Debbie Hayton Debbie Hayton

Don’t blame teachers for this year’s grade inflation

(Photo: Getty)

Today’s A level results are unprecedented, but not unexpected. On Friday, Professor Alan Smithers  of the Centre for Education and Employment Research at the University of Buckingham said, ‘The early signs are that it will be another bumper year for grades.’ He went on to suggest that this might be, ‘justified as compensation for all the disruption suffered’.

The impact of Covid-19 on the education of children cannot be dismissed as mere disruption. While adults might now be returning to the office after 18 months working from home, children struggled through two terms of lockdown learning and two more cocooned in bubbles. Grades will be high but they have been earned. Teachers held it all together too. We developed online teaching programmes from a standing start and from our own homes.

We were there last summer when the government’s exam algorithm failed spectacularly. Nobody sat any A level exams last year, but school leavers were sent off to university with grades based on our professional judgement. It worked, though when we made those predictions we did not expect the government to just take our word for it. Governments inspect us, they monitor us and scrutinise us, but believe us? In normal years the rules prohibit us from invigilating exams in our own subjects, even when other invigilators are present.

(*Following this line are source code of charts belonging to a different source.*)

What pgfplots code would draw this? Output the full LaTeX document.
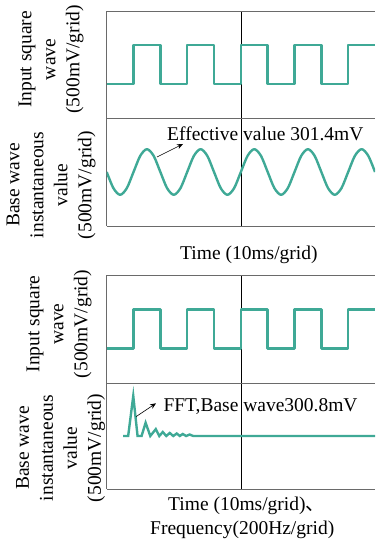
\documentclass[border=0pt]{standalone}
\usepackage{fontspec}
\setmainfont{Liberation Serif}
\newfontfamily\cjk{Noto Sans CJK SC}
\usepackage{pgfplots}
\pgfplotsset{compat=1.18}
\usetikzlibrary{arrows.meta}
\definecolor{wave}{HTML}{3FA996}
\definecolor{frame}{HTML}{6A6A6A}
\pgfplotsset{
  panel/.style={
    scale only axis, width=268.3bp, anchor=south west,
    xmin=0, xmax=20, ymin=-1, ymax=1,
    axis x line=box, axis y line=left,
    axis line style={draw=frame, line width=0.7bp},
    y axis line style={-},
    xtick={10}, xticklabels={}, ytick=\empty,
    major tick length=0pt,
    xmajorgrids, major grid style={black, line width=0.6bp},
  },
  wavestyle/.style={wave, line width=2.4bp, line join=round, no marks},
}
\pgfplotstableread{
t y
0 -0.36
2 -0.36
2 0.36
4 0.36
4 -0.36
6 -0.36
6 0.36
8 0.36
8 -0.36
10 -0.36
10 0.36
12 0.36
12 -0.36
14 -0.36
14 0.36
16 0.36
16 -0.36
18 -0.36
18 0.36
20 0.36
}\squaredata
\pgfplotstableread{
t y
0 0
0.5 -0.299
1 -0.423
1.5 -0.299
2 0
2.5 0.299
3 0.423
3.5 0.299
4 0
4.5 -0.299
5 -0.423
5.5 -0.299
6 0
6.5 0.299
7 0.423
7.5 0.299
8 0
8.5 -0.299
9 -0.423
9.5 -0.299
10 0
10.5 0.299
11 0.423
11.5 0.299
12 0
12.5 -0.299
13 -0.423
13.5 -0.299
14 0
14.5 0.299
15 0.423
15.5 0.299
16 0
16.5 -0.299
17 -0.423
17.5 -0.299
18 0
18.5 0.299
19 0.423
19.5 0.299
20 0
}\sinedata
\pgfplotstableread{
t y
1.23 0
1.6 0
1.98 0.755
2.3 0
2.6 0
2.9 0.25
3.25 0
3.66 0.13
3.92 0
4.18 0.075
4.44 0
4.7 0.057
4.96 0
5.22 0.047
5.45 0
5.67 0.038
5.92 0
6.18 0.028
6.45 0
20 0
}\fftdata
\begin{document}
\begin{tikzpicture}[x=1bp,y=1bp]
\useasboundingbox (0,0) rectangle (375,541);
\fontsize{19.5bp}{24bp}\selectfont
% panel 1
\begin{axis}[panel, at={(106.7bp,423bp)}, height=107bp]
\addplot[wavestyle] table[x=t,y=y] {\squaredata};
\end{axis}
% panel 2
\begin{axis}[panel, at={(106.7bp,315bp)}, height=108bp]
\addplot[wavestyle, smooth] table[x=t,y=y] {\sinedata};
\end{axis}
% panel 3
\begin{axis}[panel, at={(106.7bp,158bp)}, height=108bp]
\addplot[wavestyle] table[x=t,y=y] {\squaredata};
\end{axis}
% panel 4
\begin{axis}[panel, at={(106.7bp,52bp)}, height=106bp]
\addplot[wavestyle, line join=miter] table[x=t,y=y] {\fftdata};
\end{axis}
% y labels
\node[rotate=90, align=center, inner sep=0pt] at (51,481.5) {Input square\\wave\\(500mV/grid)};
\node[rotate=90, align=center, inner sep=0pt] at (51,356) {Base wave\\instantaneous\\value\\(500mV/grid)};
\node[rotate=90, align=center, inner sep=0pt] at (59,217) {Input square\\wave\\(500mV/grid)};
\node[rotate=90, align=center, inner sep=0pt] at (60.5,93) {Base wave\\instantaneous\\value\\(500mV/grid)};
% annotations
\node[anchor=base west, inner sep=0pt] at (167,400) {Effective value 301.4mV};
\draw[line width=0.6bp, -{Stealth[length=6bp,width=5bp]}] (157,384) -- (183,397);
\node[anchor=base west, inner sep=0pt] at (163.3,129.3) {FFT,Base wave300.8mV};
\draw[line width=0.6bp, -{Stealth[length=6bp,width=5bp]}] (136,124.3) -- (156,137.7);
% x labels
\node[anchor=base west, inner sep=0pt] at (180,281) {Time (10ms/grid)};
\node[anchor=base west, inner sep=0pt] at (168,30.3) {Time (10ms/grid){\cjk 、}};
\node[anchor=base west, inner sep=0pt] at (150,6) {Frequency(200Hz/grid)};
\end{tikzpicture}
\end{document}
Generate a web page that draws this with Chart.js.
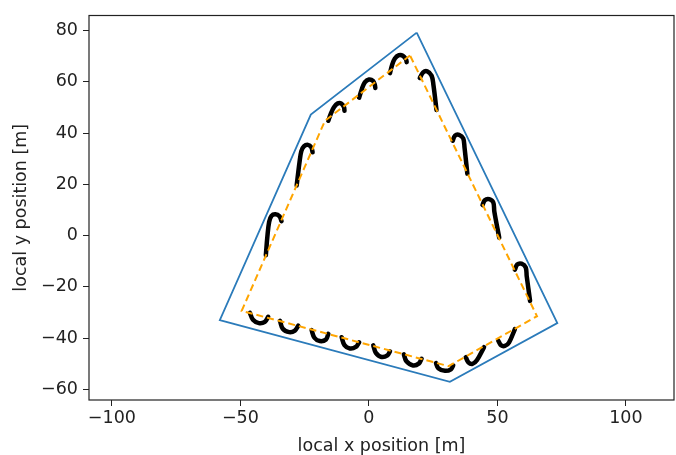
<!DOCTYPE html>
<html><head><meta charset="utf-8">
<script src="https://cdn.jsdelivr.net/npm/chart.js@4/dist/chart.umd.min.js"></script>
<style>html,body{margin:0;padding:0;background:#fff}</style>
</head><body>
<canvas id="c" width="676" height="455"></canvas>
<script>
// ---- data ----
const xTicks = [-100, -50, 0, 50, 100];
const yTicks = [-60, -40, -20, 0, 20, 40, 60, 80];
const xRange = [-108.9, 118.7];
const yRange = [-64.2, 85.9];

// outer boundary (blue)
const boundaryX = [18.6, -22.6, -58.0, 31.5, 73.3, 18.6];
const boundaryY = [79.2, 47.2, -33.0, -57.1, -34.2, 79.2];

// planned path (orange dashed)
const pathX = [16.0, -17.1, -49.5, 31.0, 65.4, 16.0];
const pathY = [70.3, 44.8, -29.4, -51.0, -31.5, 70.3];

// turn manoeuvres (black), each as [x, y] points
const turnA = [[-28.1,19.5],[-27.0,28.6],[-26.3,32.9],[-25.3,34.8],[-23.7,35.4],[-22.4,34.4],[-21.9,32.5]];
const turnB = [[-40.1,-7.7],[-39.5,-0.4],[-38.8,5.4],[-37.9,7.7],[-36.4,8.3],[-34.8,7.5],[-34.0,5.6]];
const turnC = [[-15.8,44.8],[-14.8,47.6],[-13.6,50.1],[-12.1,51.6],[-10.7,51.5],[-9.7,50.1],[-9.5,48.7]];
const turnD = [[-3.8,53.8],[-2.7,57.3],[-1.6,59.8],[0.0,60.9],[1.6,60.4],[2.3,58.8],[2.5,57.6]];
const turnE = [[8.2,63.4],[9.0,66.5],[10.1,69.1],[11.7,70.4],[13.2,70.2],[14.4,68.9],[14.7,67.7]];
const turnF = [[19.8,61.5],[21.1,63.7],[22.7,64.1],[24.4,62.4],[25.1,58.8],[26.3,49.0]];
const turnG = [[32.6,37.0],[33.5,39.0],[35.1,39.3],[36.7,37.9],[37.2,34.4],[38.3,24.1]];
const turnH = [[44.2,11.9],[45.1,13.8],[46.8,14.2],[48.4,12.9],[48.8,9.3],[50.7,-0.8]];
const turnI = [[56.8,-13.3],[57.7,-11.3],[59.4,-11.0],[61.0,-12.4],[61.4,-15.9],[62.7,-25.5]];
const turnJ = [[-46.3,-30.2],[-45.1,-32.9],[-42.8,-34.2],[-40.5,-33.7],[-39.2,-31.7]];
const turnK = [[-34.6,-33.3],[-33.5,-36.4],[-31.0,-37.7],[-28.8,-37.1],[-27.5,-35.2]];
const turnL = [[-22.3,-36.9],[-21.2,-39.9],[-19.1,-41.2],[-16.7,-40.6],[-15.8,-38.4]];
const turnM = [[-10.6,-39.7],[-9.5,-42.8],[-7.4,-44.1],[-5.1,-43.5],[-3.8,-41.7]];
const turnN = [[1.7,-42.9],[2.7,-45.8],[4.9,-47.4],[7.2,-46.8],[8.2,-45.2]];
const turnO = [[13.6,-46.4],[14.6,-49.1],[17.2,-50.7],[19.5,-49.9],[20.5,-48.1]];
const turnP = [[26.1,-49.8],[27.0,-51.8],[29.6,-52.8],[31.9,-52.2],[32.8,-50.7]];
const turnQ = [[37.7,-47.5],[38.7,-49.5],[40.3,-50.1],[42.0,-48.7],[44.8,-43.6]];
const turnR = [[50.3,-41.0],[51.4,-42.8],[52.9,-43.1],[54.5,-41.8],[56.8,-36.5]];
const turns = [turnA,turnB,turnC,turnD,turnE,turnF,turnG,turnH,turnI,turnJ,turnK,turnL,turnM,turnN,turnO,turnP,turnQ,turnR];

// ---- chart ----
const toPts = (xs, ys) => xs.map((x, i) => ({x: x, y: ys[i]}));
const datasets = [];
datasets.push({data: toPts(pathX, pathY), borderColor: '#FFA500', borderWidth: 2, borderDash: [7, 4],
  showLine: true, pointRadius: 0, tension: 0, order: 0});
turns.forEach(t => datasets.push({data: t.map(p => ({x: p[0], y: p[1]})), borderColor: '#000', borderWidth: 4.5,
  borderCapStyle: 'round', borderJoinStyle: 'round', showLine: true, pointRadius: 0, tension: 0.35, order: 1}));
datasets.push({data: toPts(boundaryX, boundaryY), borderColor: '#2b7bba', borderWidth: 1.8,
  showLine: true, pointRadius: 0, tension: 0, order: 2});

const fmt = v => (v < 0 ? '\u2212' + Math.abs(v) : String(v));
const FONT = 'DejaVu Sans';
const txt = '#222';

const frame = {id: 'frame', afterDatasetsDraw(chart) {
  const {ctx, chartArea: a} = chart;
  ctx.save(); ctx.strokeStyle = '#222'; ctx.lineWidth = 1.2;
  ctx.strokeRect(a.left, a.top, a.right - a.left, a.bottom - a.top); ctx.restore();
}};

new Chart(document.getElementById('c'), {
  type: 'scatter',
  data: {datasets: datasets},
  plugins: [frame],
  options: {
    responsive: false, animation: false,
    layout: {padding: {top: 12, right: 2, left: 0, bottom: 0}},
    plugins: {legend: {display: false}, tooltip: {enabled: false}},
    scales: {
      x: {type: 'linear', min: xRange[0], max: xRange[1],
        afterFit: s => { s.height = 55; },
        afterBuildTicks: s => { s.ticks = xTicks.map(v => ({value: v})); },
        grid: {display: true, drawOnChartArea: false, drawTicks: true, tickLength: 6, color: '#222', lineWidth: 1},
        border: {display: false},
        ticks: {font: {family: FONT, size: 17.5}, color: txt, padding: 2, maxRotation: 0, autoSkip: false, callback: fmt},
        title: {display: true, text: 'local x position [m]', color: txt,
          font: {family: FONT, size: 17.5, lineHeight: 1.0}, padding: {top: 0, bottom: 0}}
      },
      y: {type: 'linear', min: yRange[0], max: yRange[1],
        afterFit: s => { s.width = 89; },
        afterBuildTicks: s => { s.ticks = yTicks.map(v => ({value: v})); },
        grid: {display: true, drawOnChartArea: false, drawTicks: true, tickLength: 6, color: '#222', lineWidth: 1},
        border: {display: false},
        ticks: {font: {family: FONT, size: 17.5}, color: txt, padding: 5, autoSkip: false, callback: fmt},
        title: {display: true, text: 'local y position [m]', color: txt,
          font: {family: FONT, size: 17.5, lineHeight: 1.2}, padding: {top: 11, bottom: 0}}
      }
    }
  }
});
</script>
</body></html>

Teachers did their job. But that did not involve predicting which students would have messed up

So this year when Gavin Williamson told MPs that the government would put their trust in teachers rather than algorithms, I worried that the real motivation was to pin the blame on teachers. But teachers rose again to the challenge, and we filed hundreds of thousands of Teacher Assessed Grades (and added TAGs to the list of acronyms in education) and millions more GCSE TAGs will be reported on Thursday.